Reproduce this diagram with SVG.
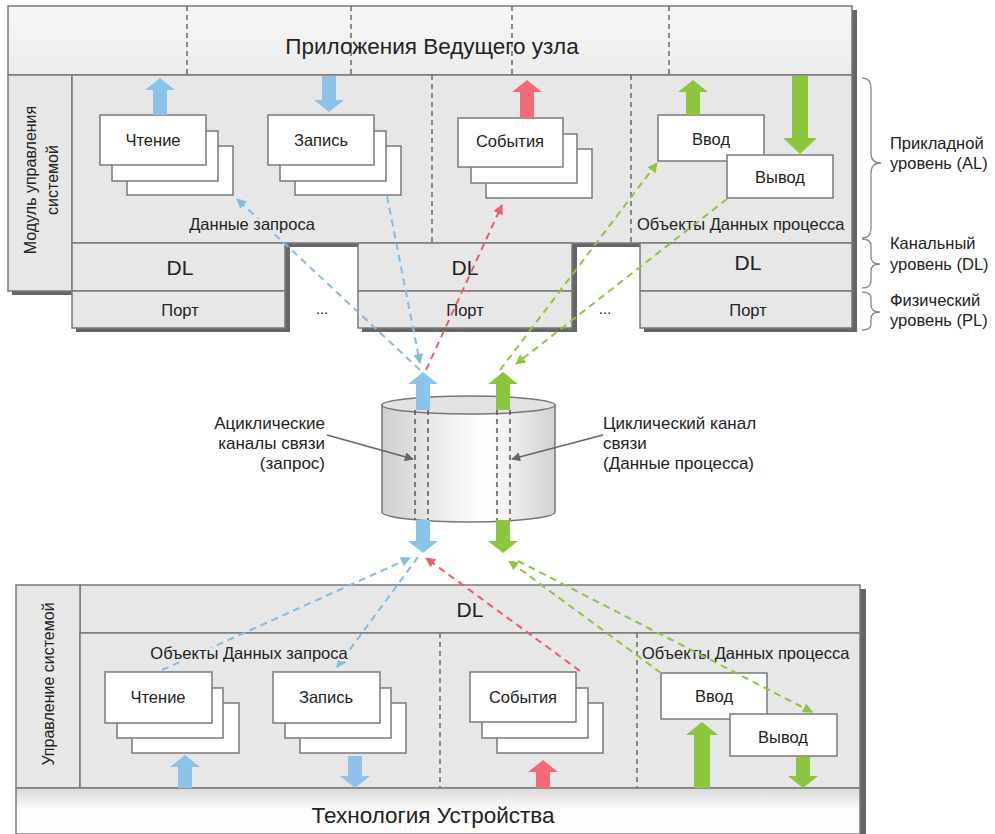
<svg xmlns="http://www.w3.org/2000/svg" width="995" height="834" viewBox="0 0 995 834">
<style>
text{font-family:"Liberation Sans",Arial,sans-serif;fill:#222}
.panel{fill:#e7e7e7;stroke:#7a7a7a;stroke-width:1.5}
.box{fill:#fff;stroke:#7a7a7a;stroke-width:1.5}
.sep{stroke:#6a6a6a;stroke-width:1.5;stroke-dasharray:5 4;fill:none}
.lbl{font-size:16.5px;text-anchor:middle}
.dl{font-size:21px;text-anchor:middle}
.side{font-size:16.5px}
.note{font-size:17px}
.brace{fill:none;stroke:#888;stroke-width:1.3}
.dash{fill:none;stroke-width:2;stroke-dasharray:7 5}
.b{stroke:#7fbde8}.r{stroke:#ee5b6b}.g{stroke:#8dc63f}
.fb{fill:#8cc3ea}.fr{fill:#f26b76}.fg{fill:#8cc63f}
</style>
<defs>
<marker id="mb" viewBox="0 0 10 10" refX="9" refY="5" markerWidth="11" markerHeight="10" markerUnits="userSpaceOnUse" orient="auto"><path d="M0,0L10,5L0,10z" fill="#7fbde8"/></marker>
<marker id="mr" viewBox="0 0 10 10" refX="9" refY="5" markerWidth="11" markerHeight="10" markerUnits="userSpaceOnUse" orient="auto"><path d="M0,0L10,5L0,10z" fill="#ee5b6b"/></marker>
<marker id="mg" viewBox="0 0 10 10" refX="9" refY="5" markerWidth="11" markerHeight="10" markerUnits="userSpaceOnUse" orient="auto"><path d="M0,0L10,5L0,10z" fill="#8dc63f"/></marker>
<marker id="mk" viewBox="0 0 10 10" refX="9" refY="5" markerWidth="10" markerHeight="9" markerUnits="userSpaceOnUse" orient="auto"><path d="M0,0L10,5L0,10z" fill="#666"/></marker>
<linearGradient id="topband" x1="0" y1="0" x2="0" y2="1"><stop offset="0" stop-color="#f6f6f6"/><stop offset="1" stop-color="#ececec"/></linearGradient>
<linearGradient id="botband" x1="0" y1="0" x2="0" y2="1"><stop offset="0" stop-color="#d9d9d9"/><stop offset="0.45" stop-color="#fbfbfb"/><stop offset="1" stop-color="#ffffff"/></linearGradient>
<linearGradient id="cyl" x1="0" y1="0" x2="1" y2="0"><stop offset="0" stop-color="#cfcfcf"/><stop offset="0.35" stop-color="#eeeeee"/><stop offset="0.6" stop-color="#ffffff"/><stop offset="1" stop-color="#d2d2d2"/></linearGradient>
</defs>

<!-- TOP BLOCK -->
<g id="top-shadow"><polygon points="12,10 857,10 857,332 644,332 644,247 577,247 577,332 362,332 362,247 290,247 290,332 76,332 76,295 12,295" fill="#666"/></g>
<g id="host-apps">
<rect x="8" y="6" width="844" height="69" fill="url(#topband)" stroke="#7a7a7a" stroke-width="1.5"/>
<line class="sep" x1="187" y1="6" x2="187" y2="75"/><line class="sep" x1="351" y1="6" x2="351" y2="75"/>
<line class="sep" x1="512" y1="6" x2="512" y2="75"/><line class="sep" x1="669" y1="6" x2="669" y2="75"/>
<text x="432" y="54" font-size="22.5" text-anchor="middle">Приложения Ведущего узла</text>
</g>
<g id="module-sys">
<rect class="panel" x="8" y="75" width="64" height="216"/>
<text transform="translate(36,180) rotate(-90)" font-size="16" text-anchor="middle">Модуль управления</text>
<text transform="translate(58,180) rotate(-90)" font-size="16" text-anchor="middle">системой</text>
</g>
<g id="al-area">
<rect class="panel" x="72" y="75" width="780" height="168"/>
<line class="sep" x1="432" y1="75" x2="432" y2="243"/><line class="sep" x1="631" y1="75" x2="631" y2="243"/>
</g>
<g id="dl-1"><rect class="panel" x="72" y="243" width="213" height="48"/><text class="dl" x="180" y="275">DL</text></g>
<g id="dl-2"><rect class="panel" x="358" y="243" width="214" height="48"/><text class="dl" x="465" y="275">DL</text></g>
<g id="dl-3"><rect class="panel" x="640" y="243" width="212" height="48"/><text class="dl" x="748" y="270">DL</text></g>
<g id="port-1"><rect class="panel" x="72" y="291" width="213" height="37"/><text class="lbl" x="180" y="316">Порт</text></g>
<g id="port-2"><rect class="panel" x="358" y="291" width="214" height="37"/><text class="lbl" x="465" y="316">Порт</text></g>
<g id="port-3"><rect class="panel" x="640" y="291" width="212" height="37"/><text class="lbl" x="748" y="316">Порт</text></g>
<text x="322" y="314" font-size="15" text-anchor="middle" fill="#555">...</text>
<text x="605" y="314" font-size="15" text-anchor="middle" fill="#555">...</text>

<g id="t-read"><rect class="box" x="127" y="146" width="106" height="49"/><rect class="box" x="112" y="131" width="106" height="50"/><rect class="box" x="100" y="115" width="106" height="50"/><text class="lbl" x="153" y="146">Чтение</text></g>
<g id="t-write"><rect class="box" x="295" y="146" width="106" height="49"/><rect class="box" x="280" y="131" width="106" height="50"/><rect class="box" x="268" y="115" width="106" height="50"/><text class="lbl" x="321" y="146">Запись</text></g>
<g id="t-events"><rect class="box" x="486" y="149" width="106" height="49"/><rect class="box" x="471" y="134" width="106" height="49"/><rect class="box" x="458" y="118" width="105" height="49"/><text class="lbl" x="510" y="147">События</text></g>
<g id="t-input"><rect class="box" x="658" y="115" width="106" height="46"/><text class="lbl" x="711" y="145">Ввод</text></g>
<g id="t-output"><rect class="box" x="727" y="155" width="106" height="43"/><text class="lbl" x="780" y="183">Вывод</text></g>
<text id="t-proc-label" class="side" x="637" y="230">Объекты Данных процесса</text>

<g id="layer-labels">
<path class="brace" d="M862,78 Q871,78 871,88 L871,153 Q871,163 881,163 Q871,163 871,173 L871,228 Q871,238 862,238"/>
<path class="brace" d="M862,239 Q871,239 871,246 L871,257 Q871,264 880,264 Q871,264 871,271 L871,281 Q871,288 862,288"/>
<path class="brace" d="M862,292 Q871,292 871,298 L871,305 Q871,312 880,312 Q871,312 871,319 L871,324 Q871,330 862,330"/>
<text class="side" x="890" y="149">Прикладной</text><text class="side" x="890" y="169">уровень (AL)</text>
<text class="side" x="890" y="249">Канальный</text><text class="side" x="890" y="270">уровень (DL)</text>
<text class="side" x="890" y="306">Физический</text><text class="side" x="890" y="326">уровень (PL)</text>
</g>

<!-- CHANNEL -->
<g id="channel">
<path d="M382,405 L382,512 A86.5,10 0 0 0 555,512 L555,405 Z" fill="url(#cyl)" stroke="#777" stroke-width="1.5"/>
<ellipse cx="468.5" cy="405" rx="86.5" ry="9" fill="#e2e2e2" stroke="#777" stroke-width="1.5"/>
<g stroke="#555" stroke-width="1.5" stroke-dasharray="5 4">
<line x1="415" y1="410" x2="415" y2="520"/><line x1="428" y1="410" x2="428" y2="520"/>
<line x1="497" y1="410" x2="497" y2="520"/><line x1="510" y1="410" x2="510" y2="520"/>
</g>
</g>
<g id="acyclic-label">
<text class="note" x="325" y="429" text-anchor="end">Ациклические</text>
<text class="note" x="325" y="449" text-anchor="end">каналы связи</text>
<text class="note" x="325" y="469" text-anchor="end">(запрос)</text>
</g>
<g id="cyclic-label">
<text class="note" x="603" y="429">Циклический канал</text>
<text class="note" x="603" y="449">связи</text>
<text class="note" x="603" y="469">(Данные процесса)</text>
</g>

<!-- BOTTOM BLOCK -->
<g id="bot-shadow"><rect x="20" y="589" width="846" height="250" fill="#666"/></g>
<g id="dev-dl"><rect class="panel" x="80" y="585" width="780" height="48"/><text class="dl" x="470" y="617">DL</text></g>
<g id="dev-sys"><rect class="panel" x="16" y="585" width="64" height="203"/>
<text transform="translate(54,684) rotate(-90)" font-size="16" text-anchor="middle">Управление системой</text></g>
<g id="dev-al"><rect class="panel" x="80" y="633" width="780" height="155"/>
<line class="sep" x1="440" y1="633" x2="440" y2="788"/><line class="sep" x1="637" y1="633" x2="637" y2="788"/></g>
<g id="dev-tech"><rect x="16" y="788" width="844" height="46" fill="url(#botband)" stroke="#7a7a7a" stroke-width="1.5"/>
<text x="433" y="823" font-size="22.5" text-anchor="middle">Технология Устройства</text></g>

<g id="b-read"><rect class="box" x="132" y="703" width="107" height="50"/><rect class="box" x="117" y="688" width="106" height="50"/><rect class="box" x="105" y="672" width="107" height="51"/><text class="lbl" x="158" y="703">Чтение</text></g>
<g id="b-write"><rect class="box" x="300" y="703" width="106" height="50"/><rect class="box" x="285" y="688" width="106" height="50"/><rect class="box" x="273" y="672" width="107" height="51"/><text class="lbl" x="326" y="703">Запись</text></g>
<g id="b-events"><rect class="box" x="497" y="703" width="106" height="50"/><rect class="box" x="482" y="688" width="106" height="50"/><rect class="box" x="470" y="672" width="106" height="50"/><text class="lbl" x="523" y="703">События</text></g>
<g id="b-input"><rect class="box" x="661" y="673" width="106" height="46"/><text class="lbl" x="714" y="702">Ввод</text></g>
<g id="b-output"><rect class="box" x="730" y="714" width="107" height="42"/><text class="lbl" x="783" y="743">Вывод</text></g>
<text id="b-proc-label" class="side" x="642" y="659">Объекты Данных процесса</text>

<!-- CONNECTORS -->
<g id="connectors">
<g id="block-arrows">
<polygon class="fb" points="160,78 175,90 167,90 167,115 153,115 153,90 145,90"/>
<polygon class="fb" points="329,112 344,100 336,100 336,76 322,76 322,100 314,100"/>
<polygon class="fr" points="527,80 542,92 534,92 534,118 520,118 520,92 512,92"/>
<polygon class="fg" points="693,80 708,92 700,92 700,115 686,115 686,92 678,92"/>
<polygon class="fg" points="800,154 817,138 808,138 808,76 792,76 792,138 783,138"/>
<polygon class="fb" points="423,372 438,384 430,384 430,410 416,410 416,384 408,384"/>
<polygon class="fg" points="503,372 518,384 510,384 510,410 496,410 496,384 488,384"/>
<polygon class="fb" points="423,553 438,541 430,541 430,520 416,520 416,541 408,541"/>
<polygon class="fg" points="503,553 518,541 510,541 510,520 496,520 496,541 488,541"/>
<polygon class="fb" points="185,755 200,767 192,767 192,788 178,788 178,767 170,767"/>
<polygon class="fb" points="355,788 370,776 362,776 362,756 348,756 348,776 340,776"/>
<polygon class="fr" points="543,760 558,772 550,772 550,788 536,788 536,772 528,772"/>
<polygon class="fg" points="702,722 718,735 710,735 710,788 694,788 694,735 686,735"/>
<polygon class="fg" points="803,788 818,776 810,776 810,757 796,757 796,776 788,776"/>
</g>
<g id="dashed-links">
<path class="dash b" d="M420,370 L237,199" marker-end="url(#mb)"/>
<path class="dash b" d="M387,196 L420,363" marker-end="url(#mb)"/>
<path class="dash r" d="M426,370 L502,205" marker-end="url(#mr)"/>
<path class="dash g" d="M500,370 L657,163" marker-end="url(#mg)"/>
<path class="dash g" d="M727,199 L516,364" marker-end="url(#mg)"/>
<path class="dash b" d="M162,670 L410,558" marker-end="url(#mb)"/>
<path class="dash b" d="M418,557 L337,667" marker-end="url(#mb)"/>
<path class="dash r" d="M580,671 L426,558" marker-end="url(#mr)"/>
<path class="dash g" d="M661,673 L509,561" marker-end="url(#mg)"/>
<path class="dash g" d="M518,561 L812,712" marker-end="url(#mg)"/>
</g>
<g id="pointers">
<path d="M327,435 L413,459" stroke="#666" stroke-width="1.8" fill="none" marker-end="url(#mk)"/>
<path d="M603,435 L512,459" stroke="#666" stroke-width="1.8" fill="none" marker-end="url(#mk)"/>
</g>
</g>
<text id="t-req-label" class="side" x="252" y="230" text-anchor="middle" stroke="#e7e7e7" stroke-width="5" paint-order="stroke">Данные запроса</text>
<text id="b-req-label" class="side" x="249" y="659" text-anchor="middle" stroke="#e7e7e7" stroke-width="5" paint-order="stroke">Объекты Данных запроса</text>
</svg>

---

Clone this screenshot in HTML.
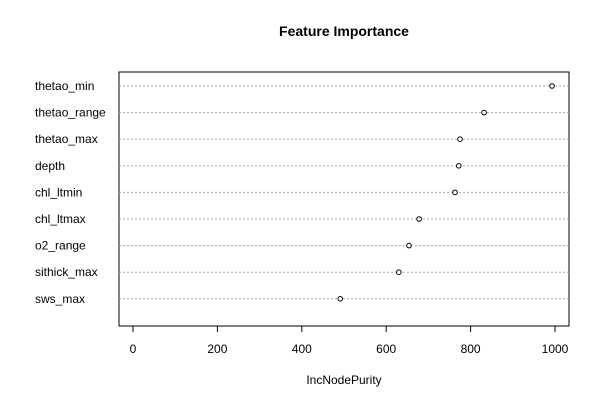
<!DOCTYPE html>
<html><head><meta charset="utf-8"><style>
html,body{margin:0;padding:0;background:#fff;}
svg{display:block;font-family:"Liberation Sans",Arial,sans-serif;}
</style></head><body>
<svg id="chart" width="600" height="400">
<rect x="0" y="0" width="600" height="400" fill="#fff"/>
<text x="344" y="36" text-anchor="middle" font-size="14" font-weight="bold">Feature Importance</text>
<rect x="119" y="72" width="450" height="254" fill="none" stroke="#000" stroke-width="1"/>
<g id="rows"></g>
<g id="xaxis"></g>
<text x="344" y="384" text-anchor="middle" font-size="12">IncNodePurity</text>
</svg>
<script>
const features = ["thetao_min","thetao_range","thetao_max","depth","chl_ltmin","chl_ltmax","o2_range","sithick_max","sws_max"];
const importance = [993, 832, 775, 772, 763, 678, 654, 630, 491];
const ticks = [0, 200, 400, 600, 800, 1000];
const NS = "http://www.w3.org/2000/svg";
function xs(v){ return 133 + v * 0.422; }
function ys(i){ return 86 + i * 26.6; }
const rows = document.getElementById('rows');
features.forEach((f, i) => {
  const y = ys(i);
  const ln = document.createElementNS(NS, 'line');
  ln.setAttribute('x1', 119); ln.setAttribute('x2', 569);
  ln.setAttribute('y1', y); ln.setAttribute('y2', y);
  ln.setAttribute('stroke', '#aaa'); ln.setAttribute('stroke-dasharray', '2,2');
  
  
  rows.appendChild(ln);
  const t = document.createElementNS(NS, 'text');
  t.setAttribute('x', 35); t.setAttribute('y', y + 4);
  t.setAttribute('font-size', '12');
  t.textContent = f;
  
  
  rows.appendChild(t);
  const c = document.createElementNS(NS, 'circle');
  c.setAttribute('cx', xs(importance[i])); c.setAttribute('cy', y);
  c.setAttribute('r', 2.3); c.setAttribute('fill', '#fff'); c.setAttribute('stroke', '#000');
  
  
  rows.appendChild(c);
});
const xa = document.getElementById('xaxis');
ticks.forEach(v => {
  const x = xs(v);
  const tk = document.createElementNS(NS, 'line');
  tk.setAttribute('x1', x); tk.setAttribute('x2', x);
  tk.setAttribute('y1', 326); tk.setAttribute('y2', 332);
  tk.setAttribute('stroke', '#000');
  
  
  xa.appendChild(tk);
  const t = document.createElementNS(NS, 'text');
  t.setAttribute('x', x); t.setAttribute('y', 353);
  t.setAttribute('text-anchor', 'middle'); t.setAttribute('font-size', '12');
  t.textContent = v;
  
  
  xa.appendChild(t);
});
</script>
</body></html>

---

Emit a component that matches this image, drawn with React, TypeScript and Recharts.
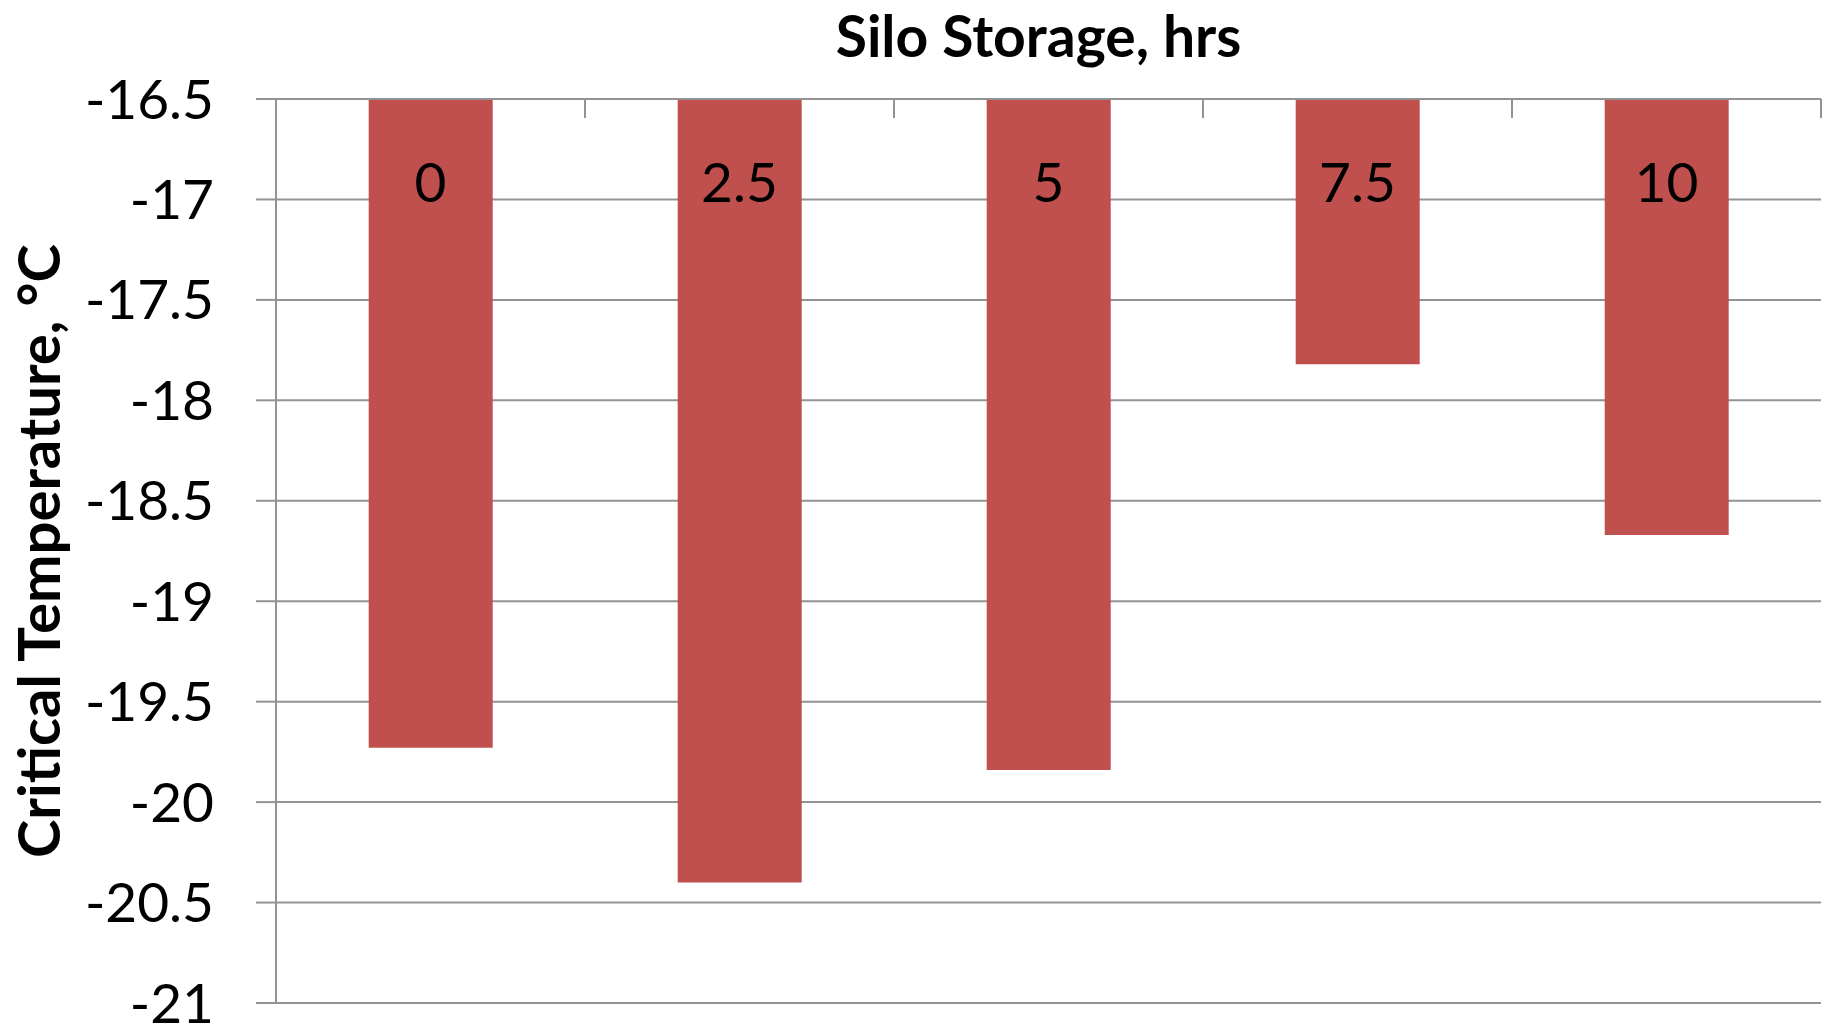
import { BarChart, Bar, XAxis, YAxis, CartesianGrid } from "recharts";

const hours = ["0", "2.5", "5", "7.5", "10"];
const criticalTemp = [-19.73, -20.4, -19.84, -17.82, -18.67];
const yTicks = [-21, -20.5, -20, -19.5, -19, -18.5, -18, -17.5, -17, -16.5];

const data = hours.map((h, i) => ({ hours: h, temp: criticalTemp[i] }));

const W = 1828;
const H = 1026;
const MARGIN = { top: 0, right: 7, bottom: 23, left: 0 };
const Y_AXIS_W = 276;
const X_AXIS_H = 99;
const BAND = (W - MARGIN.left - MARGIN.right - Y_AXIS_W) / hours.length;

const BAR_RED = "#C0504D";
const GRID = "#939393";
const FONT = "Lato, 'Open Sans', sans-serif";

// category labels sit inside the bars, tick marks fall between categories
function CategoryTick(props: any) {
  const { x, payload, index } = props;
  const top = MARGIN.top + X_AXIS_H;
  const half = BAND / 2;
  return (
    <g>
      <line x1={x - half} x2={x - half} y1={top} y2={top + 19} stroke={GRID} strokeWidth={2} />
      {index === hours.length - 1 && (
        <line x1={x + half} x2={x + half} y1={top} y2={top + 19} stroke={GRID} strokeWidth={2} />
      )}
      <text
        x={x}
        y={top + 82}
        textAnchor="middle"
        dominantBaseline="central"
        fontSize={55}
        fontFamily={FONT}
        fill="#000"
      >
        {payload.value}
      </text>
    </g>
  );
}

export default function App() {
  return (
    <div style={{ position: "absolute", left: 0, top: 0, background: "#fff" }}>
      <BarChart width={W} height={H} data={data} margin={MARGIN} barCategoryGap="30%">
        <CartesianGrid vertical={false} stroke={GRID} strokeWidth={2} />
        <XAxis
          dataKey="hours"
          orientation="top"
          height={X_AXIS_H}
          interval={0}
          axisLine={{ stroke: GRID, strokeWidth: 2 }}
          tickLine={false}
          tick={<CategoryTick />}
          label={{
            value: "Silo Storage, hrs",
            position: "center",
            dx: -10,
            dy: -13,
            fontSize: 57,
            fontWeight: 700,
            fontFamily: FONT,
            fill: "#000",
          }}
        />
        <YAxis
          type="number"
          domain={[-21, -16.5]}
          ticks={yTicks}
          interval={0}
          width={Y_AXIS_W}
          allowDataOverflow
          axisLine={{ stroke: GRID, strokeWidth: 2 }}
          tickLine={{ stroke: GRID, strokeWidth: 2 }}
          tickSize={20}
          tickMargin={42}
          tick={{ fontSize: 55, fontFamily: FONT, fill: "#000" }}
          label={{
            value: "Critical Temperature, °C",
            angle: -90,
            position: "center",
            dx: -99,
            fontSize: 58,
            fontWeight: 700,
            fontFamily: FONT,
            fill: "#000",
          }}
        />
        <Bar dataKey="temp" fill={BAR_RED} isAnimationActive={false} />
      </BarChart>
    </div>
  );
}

### What is asked
From the line containing "Clone this screenshot in HTML." through the line containing "tk.setAttribute('stroke', '#000');", copy every line above exactly, without pictures.

### Exercise output
Clone this screenshot in HTML.
<!DOCTYPE html>
<html><head><meta charset="utf-8"><style>
html,body{margin:0;padding:0;background:#fff;}
svg{display:block;font-family:"Liberation Sans",Arial,sans-serif;}
</style></head><body>
<svg id="chart" width="600" height="400">
<rect x="0" y="0" width="600" height="400" fill="#fff"/>
<text x="344" y="36" text-anchor="middle" font-size="14" font-weight="bold">Feature Importance</text>
<rect x="119" y="72" width="450" height="254" fill="none" stroke="#000" stroke-width="1"/>
<g id="rows"></g>
<g id="xaxis"></g>
<text x="344" y="384" text-anchor="middle" font-size="12">IncNodePurity</text>
</svg>
<script>
const features = ["thetao_min","thetao_range","thetao_max","depth","chl_ltmin","chl_ltmax","o2_range","sithick_max","sws_max"];
const importance = [993, 832, 775, 772, 763, 678, 654, 630, 491];
const ticks = [0, 200, 400, 600, 800, 1000];
const NS = "http://www.w3.org/2000/svg";
function xs(v){ return 133 + v * 0.422; }
function ys(i){ return 86 + i * 26.6; }
const rows = document.getElementById('rows');
features.forEach((f, i) => {
  const y = ys(i);
  const ln = document.createElementNS(NS, 'line');
  ln.setAttribute('x1', 119); ln.setAttribute('x2', 569);
  ln.setAttribute('y1', y); ln.setAttribute('y2', y);
  ln.setAttribute('stroke', '#aaa'); ln.setAttribute('stroke-dasharray', '2,2');
  
  
  rows.appendChild(ln);
  const t = document.createElementNS(NS, 'text');
  t.setAttribute('x', 35); t.setAttribute('y', y + 4);
  t.setAttribute('font-size', '12');
  t.textContent = f;
  
  
  rows.appendChild(t);
  const c = document.createElementNS(NS, 'circle');
  c.setAttribute('cx', xs(importance[i])); c.setAttribute('cy', y);
  c.setAttribute('r', 2.3); c.setAttribute('fill', '#fff'); c.setAttribute('stroke', '#000');
  
  
  rows.appendChild(c);
});
const xa = document.getElementById('xaxis');
ticks.forEach(v => {
  const x = xs(v);
  const tk = document.createElementNS(NS, 'line');
  tk.setAttribute('x1', x); tk.setAttribute('x2', x);
  tk.setAttribute('y1', 326); tk.setAttribute('y2', 332);
  tk.setAttribute('stroke', '#000');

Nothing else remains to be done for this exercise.